Jia Chen, former education director at the California NanoSystems Institute at UCLA, explains to a crowd of bystanders at the Promenade mall that atoms, while very small, can form large objects in a variety of shapes. Graduate student Pascal Krotee pours out a solution to demonstrate how water can be purified by using a filter made from nanomaterials.
In 2016, we launched an initiative to take our extraordinary nanoscience workshop demonstrations to malls across Los Angeles with a program called Nanoscience at the Mall, an effort to directly engage our local community to explore nanoscience. With the help of our enthusiastic faculty, staff, graduate students, and post-doctoral scholars, we visit different malls throughout the year and host kiosks where we exhibit novel nanoscience phenomena in a way that is easily accessible to people of all ages.
Nanoscience at the Mall, funded by the American Physical Society, was an idea that came to Jia Chen and his colleague Sarah Tolbert, professor and faculty director of CNSI outreach, after they found out that the average American visits a shopping mall for four hours weekly.
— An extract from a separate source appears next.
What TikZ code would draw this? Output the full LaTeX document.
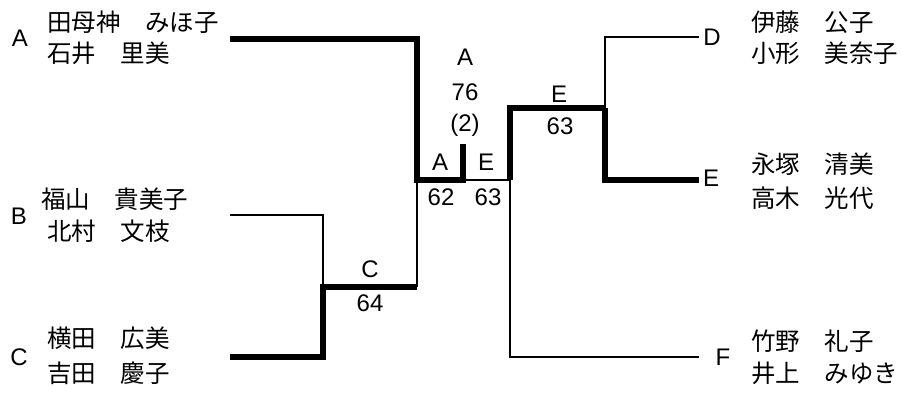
\documentclass[tikz,border=0pt]{standalone}
\usepackage{fontspec}
\setmainfont{Liberation Sans}
\newfontfamily\jp{Noto Sans CJK JP}
\begin{document}
\begin{tikzpicture}[x=1pt, y=-1pt]
        \tikzstyle{every node}=[inner sep=0pt, font=\fontsize{24}{28}\selectfont]
        \tikzstyle{player}=[anchor=west, font=\jp\fontsize{24.5}{28}\selectfont]
        \tikzstyle{winner}=[line width=5.5pt]
        \tikzstyle{loser}=[line width=2.4pt]
        \useasboundingbox (0,0) rectangle (902,394);
        % Left block
        \node (tA) at (20,38) {A};
        \node[player] (a1) at (47,22) {田母神　みほ子};
        \node[player] (a2) at (47,53) {石井　里美};
        \node (tB) at (19,216) {B};
        \node[player] (b1) at (41,199) {福山　貴美子};
        \node[player] (b2) at (47,231) {北村　文枝};
        \node (tC) at (19,357) {C};
        \node[player] (c1) at (47,338) {横田　広美};
        \node[player] (c2) at (47,373) {吉田　慶子};
        % Right block
        \node (tD) at (712,37) {D};
        \node[player] (d1) at (751,22) {伊藤　公子};
        \node[player] (d2) at (751,53) {小形　美奈子};
        \node (tE) at (711,178) {E};
        \node[player] (e1) at (751,164) {永塚　清美};
        \node[player] (e2) at (751,198) {高木　光代};
        \node (tF) at (723,357) {F};
        \node[player] (f1) at (751,341) {竹野　礼子};
        \node[player] (f2) at (751,373) {井上　みゆき};
        % Bracket points
        \coordinate (a0) at (230,39);
        \coordinate (b0) at (230,215);
        \coordinate (c0) at (230,357);
        \coordinate (bc) at (323,287);
        \coordinate (bcR) at (417,287);
        \coordinate (semL) at (417,180);
        \coordinate (fin) at (463,180);
        \coordinate (finTop) at (463,144);
        \coordinate (semR) at (510,180);
        \coordinate (de) at (605,108);
        \coordinate (d0) at (699,37);
        \coordinate (e0) at (699,180);
        \coordinate (f0) at (699,357);
        % Lines
        \draw[loser] (b0) -- (b0 -| bc) -- (bc);
        \draw[winner] (c0) -- (c0 -| bc) -- (bc) -- (bcR);
        \draw[loser] (bcR) -- (semL);
        \draw[winner] (a0) -- (a0 -| semL) -- (semL) -- (fin) -- (finTop);
        \draw[loser] (fin) -- (semR);
        \draw[winner] (semR) -- (semR |- de) -- (de);
        \draw[loser] (de) -- (de |- d0) -- (d0);
        \draw[winner] (de) -- (de |- e0) -- (e0);
        \draw[loser] (semR) -- (semR |- f0) -- (f0);
        % Results
        \node (rC) at (370,269) {C};
        \node (sC) at (370,303) {64};
        \node (rA) at (440,162) {A};
        \node (sA) at (441,197) {62};
        \node (rE) at (486,162) {E};
        \node (sE) at (488,197) {63};
        \node (rF) at (465,57) {A};
        \node (sF) at (465,92) {76};
        \node (pF) at (465,125) {(2)};
        \node (rDE) at (559,94) {E};
        \node (sDE) at (560,126) {63};
\end{tikzpicture}
\end{document}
That’s enough time, they figured, to engage shoppers in a fun conversation about nanoscience, the study of materials on an atomic or molecular scale.
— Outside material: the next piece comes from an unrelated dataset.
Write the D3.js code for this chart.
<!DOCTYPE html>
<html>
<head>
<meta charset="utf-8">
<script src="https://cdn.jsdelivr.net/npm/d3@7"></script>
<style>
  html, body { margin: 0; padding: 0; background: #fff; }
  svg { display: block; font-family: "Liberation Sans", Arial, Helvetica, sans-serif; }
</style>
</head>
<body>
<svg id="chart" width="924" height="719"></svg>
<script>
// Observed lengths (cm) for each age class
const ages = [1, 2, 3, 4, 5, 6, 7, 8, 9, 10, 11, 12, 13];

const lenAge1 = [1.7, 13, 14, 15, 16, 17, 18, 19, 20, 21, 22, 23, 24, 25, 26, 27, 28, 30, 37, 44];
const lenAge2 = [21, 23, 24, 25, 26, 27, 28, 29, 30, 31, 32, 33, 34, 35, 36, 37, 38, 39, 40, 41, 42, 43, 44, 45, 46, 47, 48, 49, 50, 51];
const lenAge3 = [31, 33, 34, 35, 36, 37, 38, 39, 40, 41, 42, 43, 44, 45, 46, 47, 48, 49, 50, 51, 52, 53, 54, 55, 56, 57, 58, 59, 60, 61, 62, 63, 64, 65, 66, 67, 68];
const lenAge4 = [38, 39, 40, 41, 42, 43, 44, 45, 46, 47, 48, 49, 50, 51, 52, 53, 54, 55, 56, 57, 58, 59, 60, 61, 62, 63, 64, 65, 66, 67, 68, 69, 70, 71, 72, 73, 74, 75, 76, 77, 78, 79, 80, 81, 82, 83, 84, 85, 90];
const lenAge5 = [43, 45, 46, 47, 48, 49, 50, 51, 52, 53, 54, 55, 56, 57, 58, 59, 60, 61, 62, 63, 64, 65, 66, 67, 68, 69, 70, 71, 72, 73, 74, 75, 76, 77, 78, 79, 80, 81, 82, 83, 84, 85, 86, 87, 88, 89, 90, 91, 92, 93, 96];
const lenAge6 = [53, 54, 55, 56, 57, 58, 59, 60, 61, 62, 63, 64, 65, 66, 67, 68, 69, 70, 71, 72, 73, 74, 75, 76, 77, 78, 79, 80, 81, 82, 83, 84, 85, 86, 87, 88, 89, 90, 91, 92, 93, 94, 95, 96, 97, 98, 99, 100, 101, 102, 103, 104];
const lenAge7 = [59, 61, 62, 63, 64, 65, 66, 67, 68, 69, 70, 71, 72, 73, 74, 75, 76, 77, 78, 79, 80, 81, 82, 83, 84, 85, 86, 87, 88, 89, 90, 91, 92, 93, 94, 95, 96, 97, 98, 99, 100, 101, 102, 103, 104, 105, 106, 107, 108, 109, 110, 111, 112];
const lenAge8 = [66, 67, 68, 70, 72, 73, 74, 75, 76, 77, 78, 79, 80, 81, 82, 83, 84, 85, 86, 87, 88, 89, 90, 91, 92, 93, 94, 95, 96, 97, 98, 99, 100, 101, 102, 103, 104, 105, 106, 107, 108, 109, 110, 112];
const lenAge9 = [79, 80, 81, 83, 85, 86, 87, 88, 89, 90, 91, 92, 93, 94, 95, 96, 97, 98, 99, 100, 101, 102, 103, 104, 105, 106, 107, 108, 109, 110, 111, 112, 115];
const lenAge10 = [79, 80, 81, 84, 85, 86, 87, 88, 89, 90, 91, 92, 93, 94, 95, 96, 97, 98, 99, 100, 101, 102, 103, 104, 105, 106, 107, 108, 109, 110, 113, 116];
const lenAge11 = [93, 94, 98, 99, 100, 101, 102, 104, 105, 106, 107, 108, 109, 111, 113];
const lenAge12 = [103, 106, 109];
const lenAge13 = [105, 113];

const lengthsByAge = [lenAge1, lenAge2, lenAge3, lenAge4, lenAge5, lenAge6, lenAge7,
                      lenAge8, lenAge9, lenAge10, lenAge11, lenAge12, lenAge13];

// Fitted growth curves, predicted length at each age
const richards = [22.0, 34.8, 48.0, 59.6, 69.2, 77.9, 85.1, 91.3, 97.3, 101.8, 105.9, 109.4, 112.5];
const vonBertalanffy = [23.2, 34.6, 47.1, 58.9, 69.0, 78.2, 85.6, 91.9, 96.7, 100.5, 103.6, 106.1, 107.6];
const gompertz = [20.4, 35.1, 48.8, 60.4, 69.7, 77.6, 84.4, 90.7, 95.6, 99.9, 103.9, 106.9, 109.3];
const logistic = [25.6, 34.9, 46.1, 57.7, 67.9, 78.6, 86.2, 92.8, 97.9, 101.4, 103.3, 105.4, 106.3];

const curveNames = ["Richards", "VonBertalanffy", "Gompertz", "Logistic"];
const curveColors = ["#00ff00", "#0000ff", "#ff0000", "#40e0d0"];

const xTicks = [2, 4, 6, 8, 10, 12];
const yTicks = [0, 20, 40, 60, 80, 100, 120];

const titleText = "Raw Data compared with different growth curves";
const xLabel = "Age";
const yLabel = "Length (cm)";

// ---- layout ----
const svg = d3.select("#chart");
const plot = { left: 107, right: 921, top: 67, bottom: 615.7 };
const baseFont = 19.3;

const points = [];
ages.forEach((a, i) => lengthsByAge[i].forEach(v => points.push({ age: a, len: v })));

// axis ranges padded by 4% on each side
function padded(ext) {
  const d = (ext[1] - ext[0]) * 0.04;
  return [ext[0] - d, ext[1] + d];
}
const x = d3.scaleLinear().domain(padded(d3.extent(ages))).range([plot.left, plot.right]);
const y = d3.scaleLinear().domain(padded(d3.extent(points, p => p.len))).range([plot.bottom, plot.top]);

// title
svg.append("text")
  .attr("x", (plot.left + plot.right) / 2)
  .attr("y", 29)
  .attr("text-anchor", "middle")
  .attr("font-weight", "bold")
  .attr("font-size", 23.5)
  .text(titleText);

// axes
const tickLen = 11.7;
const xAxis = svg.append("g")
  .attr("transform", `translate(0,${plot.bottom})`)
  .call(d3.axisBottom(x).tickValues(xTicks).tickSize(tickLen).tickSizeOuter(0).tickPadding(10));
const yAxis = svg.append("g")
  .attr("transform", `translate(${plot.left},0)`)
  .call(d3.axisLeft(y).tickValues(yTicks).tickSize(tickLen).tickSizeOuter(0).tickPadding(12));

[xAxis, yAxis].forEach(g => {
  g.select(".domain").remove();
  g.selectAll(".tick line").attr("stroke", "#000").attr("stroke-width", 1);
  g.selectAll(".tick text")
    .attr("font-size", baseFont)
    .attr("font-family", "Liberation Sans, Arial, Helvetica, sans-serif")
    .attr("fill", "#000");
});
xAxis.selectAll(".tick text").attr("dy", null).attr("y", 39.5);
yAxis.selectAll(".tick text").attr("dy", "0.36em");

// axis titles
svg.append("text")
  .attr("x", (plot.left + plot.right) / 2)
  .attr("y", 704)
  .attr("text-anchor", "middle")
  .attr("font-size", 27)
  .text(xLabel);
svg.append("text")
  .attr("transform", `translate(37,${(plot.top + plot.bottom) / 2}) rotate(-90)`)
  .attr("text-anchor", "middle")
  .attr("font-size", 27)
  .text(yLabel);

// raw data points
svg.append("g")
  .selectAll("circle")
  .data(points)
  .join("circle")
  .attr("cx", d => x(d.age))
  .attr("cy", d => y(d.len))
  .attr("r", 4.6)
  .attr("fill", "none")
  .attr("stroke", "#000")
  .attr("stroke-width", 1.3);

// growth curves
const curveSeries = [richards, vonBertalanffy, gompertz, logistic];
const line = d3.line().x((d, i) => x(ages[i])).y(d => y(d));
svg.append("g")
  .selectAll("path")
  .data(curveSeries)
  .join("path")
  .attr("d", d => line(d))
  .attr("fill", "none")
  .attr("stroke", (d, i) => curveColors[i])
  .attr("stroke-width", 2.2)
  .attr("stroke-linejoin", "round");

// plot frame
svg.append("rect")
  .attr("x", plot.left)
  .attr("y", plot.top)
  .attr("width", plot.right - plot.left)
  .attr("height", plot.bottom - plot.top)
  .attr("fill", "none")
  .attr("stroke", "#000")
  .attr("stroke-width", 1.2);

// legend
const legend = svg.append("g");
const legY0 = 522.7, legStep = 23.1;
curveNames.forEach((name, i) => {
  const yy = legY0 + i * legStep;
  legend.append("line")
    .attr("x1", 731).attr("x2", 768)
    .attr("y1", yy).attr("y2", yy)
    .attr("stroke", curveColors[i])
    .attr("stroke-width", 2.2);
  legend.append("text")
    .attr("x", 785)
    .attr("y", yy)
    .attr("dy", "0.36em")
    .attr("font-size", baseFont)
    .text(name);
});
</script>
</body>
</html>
Just the experience of meeting a genuine nanoscientist in a neighborhood shopping mall helps make this science seem less remote and less esoteric. “People aren’t expecting to encounter UCLA nanoscientists at the mall,” Chen said. Offering the public a convenient new venue where they can talk to a working scientist and recognize how science is relevant to their personal lives is a prime goal of the program, Chen explained.